按照晋察冀军区司令部“集中领导、分散生产、小型配套、就地取材”的方针,军工部所属的11个军工连分散在河北易县、完县、唐县、曲阳等地山村,以避免敌人破坏。父亲告诉我,有一次股长姜其宪带领他和战友张克,外出执行采购生产用品的任务,离开军工三连不足两里地,偶遇一队乔装打扮的鬼子兵。他们脱去伪装后,迅速从马车上的草堆中抽出枪支,杀气腾腾地朝军工部三连驻地的方向狂奔。情况万分危急,回去报告是来不及了。他们迅速占领有利地形,果断地向鬼子开了火,用枪声、手榴弹的爆炸声给军工部三连报信。
在这次战斗中,父亲左臂被子弹贯穿,在向后方根据地医疗队转移时,路过家门口。他想回家看看,又怕奶奶看见他受伤而担心,于是强忍着疼痛与思念,从家门前走过。
1949年春天,父亲所在部队兵工厂接到“打过长江去,解放全中国”的命令,人民解放军打响了渡江战役。当父亲跟着部队兵工厂南下经过家门口时,深明大义的父亲唯恐掉队,眼含热泪大踏步地从家门前走过。
新中国成立后,父亲驻扎在福建省南安县,离家千里。
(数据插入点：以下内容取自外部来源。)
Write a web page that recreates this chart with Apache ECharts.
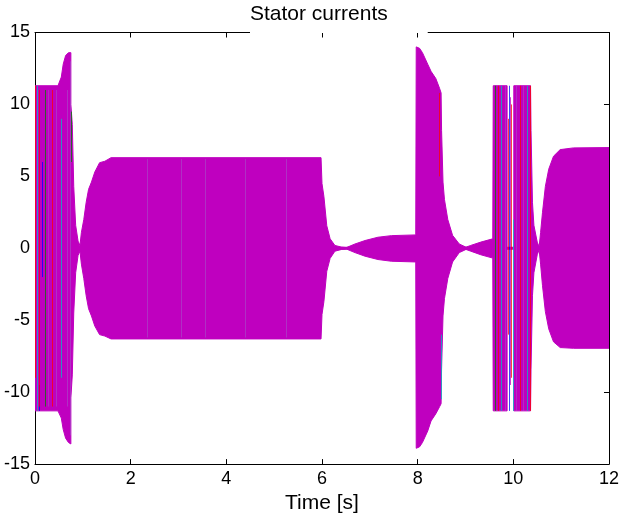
<!DOCTYPE html>
<html>
<head>
<meta charset="utf-8">
<script src="https://cdn.jsdelivr.net/npm/echarts@6/dist/echarts.min.js"></script>
<style>html,body{margin:0;padding:0;background:#fff}#c{width:622px;height:519px}</style>
</head>
<body>
<div id="c"></div>
<script>
// ---- data ----
const titleText = 'Stator currents';
const xName = 'Time [s]';
const xTicks = [0, 2, 4, 6, 8, 10, 12];
const yTicks = [-15, -10, -5, 0, 5, 10, 15];

// envelope of the stator phase currents: time [s], upper peak [A], lower peak [A]
const envTime = [0, 0.48, 0.55, 0.59, 0.64, 0.70, 0.75, 0.75, 0.78, 0.81, 0.85, 0.90, 0.94, 0.97, 1.02, 1.07, 1.12, 1.18, 1.25, 1.35, 1.46, 1.59,
  5.98, 6.00, 6.04, 6.10, 6.17, 6.27, 6.41, 6.51, 6.69, 6.90, 7.17, 7.45, 7.96,
  7.97, 8.04, 8.10, 8.21, 8.28, 8.38, 8.46, 8.49, 8.50, 8.53, 8.56, 8.63, 8.73, 8.87, 9.01, 9.11, 9.32, 9.57,
  9.58, 9.87, 9.87, 10.01, 10.01, 10.36, 10.37, 10.40, 10.43, 10.50, 10.54, 10.57, 10.61, 10.67, 10.74, 10.84, 10.98, 11.26, 12.0];
const envUpper = [11.3, 11.3, 11.9, 12.8, 13.4, 13.6, 13.6, 10.0, 8.6, 4.3, 1.6, 0.5, 0.2, 1.1, 2.0, 3.2, 4.1, 4.6, 5.3, 5.95, 6.05, 6.3,
  6.3, 4.5, 3.6, 1.57, 0.66, 0.2, 0.08, 0.05, 0.3, 0.54, 0.77, 0.88, 0.93,
  14.0, 13.9, 13.6, 12.8, 12.3, 11.8, 11.1, 10.8, 8.2, 4.6, 3.4, 2.0, 0.9, 0.3, 0.08, 0.2, 0.43, 0.66,
  11.3, 11.3, 0, 0, 11.3, 11.3, 8.2, 3.2, 1.6, 0.43, 0.1, 1.1, 2.5, 4.3, 5.5, 6.4, 6.86, 6.98, 7.0];
const envLower = [-11.3, -11.3, -11.8, -12.6, -13.2, -13.5, -13.6, -10.4, -8.8, -4.5, -1.7, -0.5, -0.2, -1.1, -2.1, -3.3, -4.2, -4.7, -5.4, -6.0, -6.1, -6.3,
  -6.3, -4.6, -3.7, -1.6, -0.7, -0.2, -0.08, -0.05, -0.3, -0.55, -0.78, -0.9, -0.95,
  -13.9, -13.8, -13.5, -12.7, -12.0, -11.5, -11.0, -10.8, -8.4, -4.7, -3.5, -2.1, -0.95, -0.3, -0.08, -0.2, -0.45, -0.68,
  -11.3, -11.3, 0, 0, -11.3, -11.3, -8.4, -3.3, -1.7, -0.45, -0.1, -1.1, -2.6, -4.4, -5.6, -6.5, -6.9, -6.95, -6.95];

// individual phase traces that stand out of the magenta envelope: time [s], low, high, phase
const stripeTime  = [0.01, 0.04, 0.08, 0.09, 0.14, 0.20, 0.27, 0.36, 0.44, 0.55, 0.66, 0.74, 0.76,
  2.35, 3.05, 3.55, 4.4, 5.25,
  8.45, 8.48, 9.61, 9.68, 9.75, 9.82, 9.89, 9.91, 9.94, 9.96, 9.99, 10.06, 10.13, 10.21, 10.28, 10.34];
const stripeLow   = [-9.0, -11.3, -11.3, -11.0, -2.0, -11.0, -11.0, -11.0, -11.0, -9.0, -11.0, -13.0, 6.0,
  -6.2, -6.2, -6.2, -6.2, -6.2,
  5.0, -10.5, -11.3, -11.3, -11.3, -11.3, -6.0, -11.3, -9.5, -9.0, -11.3, -11.3, -11.3, -11.3, -11.3, -11.3];
const stripeHigh  = [11.3, 11.3, -9.5, 11.0, 6.0, 11.0, 11.0, 11.0, 11.0, 9.0, 11.0, 13.0, 9.5,
  6.2, 6.2, 6.2, 6.2, 6.2,
  10.8, -6.0, 11.3, 11.3, 11.3, 11.3, 9.0, 11.3, 10.5, 10.0, 2.0, 11.3, 11.3, 11.3, 11.3, 11.3];
const stripePhase = ['a', 'd', 'c', 'a', 'c', 'b', 'e', 'a', 'e', 'd', 'e', 'e', 'b',
  'e', 'e', 'e', 'e', 'e',
  'a', 'd', 'b', 'a', 'd', 'e', 'a', 'c', 'm', 'a', 'd', 'e', 'a', 'e', 'd', 'a'];

// ---- styles ----
const MAG = '#bf00bf';
const phaseColor = { a: '#ff0000', b: '#008000', c: '#0000ff', d: '#00bfbf', e: '#a455c8', m: MAG };
const FONT = '"Liberation Sans", Arial, Helvetica, sans-serif';

const upperData = envTime.map((t, i) => [t, envUpper[i]]);
const lowerData = envTime.map((t, i) => [t, envLower[i]]);
const stripeData = stripeTime.map((t, i) => [t, stripeLow[i], stripeHigh[i], stripePhase[i]]);

const chart = echarts.init(document.getElementById('c'), null, { renderer: 'canvas' });

const axisCommon = {
  type: 'value',
  axisLine: { show: true, onZero: false, lineStyle: { color: '#000', width: 1 } },
  axisTick: { show: true, inside: true, length: 5, lineStyle: { color: '#000', width: 1 } },
  splitLine: { show: false }
};

chart.setOption({
  animation: false,
  backgroundColor: '#fff',
  title: {
    text: titleText,
    left: 250, top: 0,
    padding: [4, 40, 8, 0],
    backgroundColor: '#fff',
    z: 20,
    textStyle: { fontFamily: FONT, fontSize: 21, fontWeight: 'normal', color: '#000' }
  },
  grid: { left: 35, right: 10, top: 32.5, bottom: 51.5, containLabel: false },
  xAxis: [
    Object.assign({}, axisCommon, {
      position: 'bottom', min: xTicks[0], max: xTicks[xTicks.length - 1], interval: 2,
      axisLabel: { color: '#000', fontFamily: FONT, fontSize: 18, margin: 6 },
      name: xName, nameLocation: 'middle', nameGap: 28,
      nameTextStyle: { color: '#000', fontFamily: FONT, fontSize: 21 }
    }),
    Object.assign({}, axisCommon, {
      position: 'top', min: xTicks[0], max: xTicks[xTicks.length - 1], interval: 2,
      axisLabel: { show: false }
    })
  ],
  yAxis: [
    Object.assign({}, axisCommon, {
      position: 'left', min: yTicks[0], max: yTicks[yTicks.length - 1], interval: 5,
      axisLabel: { color: '#000', fontFamily: FONT, fontSize: 18, margin: 5 }
    }),
    Object.assign({}, axisCommon, {
      position: 'right', min: yTicks[0], max: yTicks[yTicks.length - 1], interval: 5,
      axisLabel: { show: false }
    })
  ],
  series: [
    {
      type: 'line', data: upperData, symbol: 'none', z: 2,
      lineStyle: { color: MAG, width: 1 }, areaStyle: { color: MAG, opacity: 1, origin: -0.1 }
    },
    {
      type: 'line', data: lowerData, symbol: 'none', z: 2,
      lineStyle: { color: MAG, width: 1 }, areaStyle: { color: MAG, opacity: 1, origin: 0.1 }
    },
    {
      type: 'custom', data: stripeData, z: 3, clip: true,
      renderItem: function (params, api) {
        const t = api.value(0), lo = api.value(1), hi = api.value(2);
        const ph = stripeData[params.dataIndex][3];
        const p1 = api.coord([t, lo]);
        const p2 = api.coord([t, hi]);
        const x = Math.round(p1[0]) + 0.5;
        return {
          type: 'line',
          shape: { x1: x, y1: p1[1], x2: x, y2: p2[1] },
          style: { stroke: phaseColor[ph], lineWidth: 1, opacity: ph === 'e' ? 0.55 : 0.75 }
        };
      }
    }
  ]
});
</script>
</body>
</html>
那时兵工厂战备紧张,还有配合战斗部队的剿匪任务,就把回家探亲的念头搁置心底。不久,他奉命入朝,在嘹亮的“雄赳赳/气昂昂/跨过鸭绿江/保和平/卫祖国/就是保家乡/……”战歌声中,乘军用专列渡过了鸭绿江。
1958年7月5日,父亲随中国人民志愿军280部队94分队(即志愿军后方勤务司令部江东军械修理厂)从朝鲜撤军回国来到江西南昌。当他脱下军装,怀里揣着那块银圆、二等乙级伤残军人证和几枚军功章,风尘仆仆地赶回故乡看望奶奶时,看到的却是奶奶的坟墓,让他肝肠寸断。
如今,几十年过去了,父亲已白发苍苍,满脸皱纹,虽然他三过家门而不入,也没孝敬过奶奶,甚至还偷了她唯一贵重的家产,然而,在了解他刻骨铭心的人生经历后,父亲的形象,却在我心里丰满、高大起来。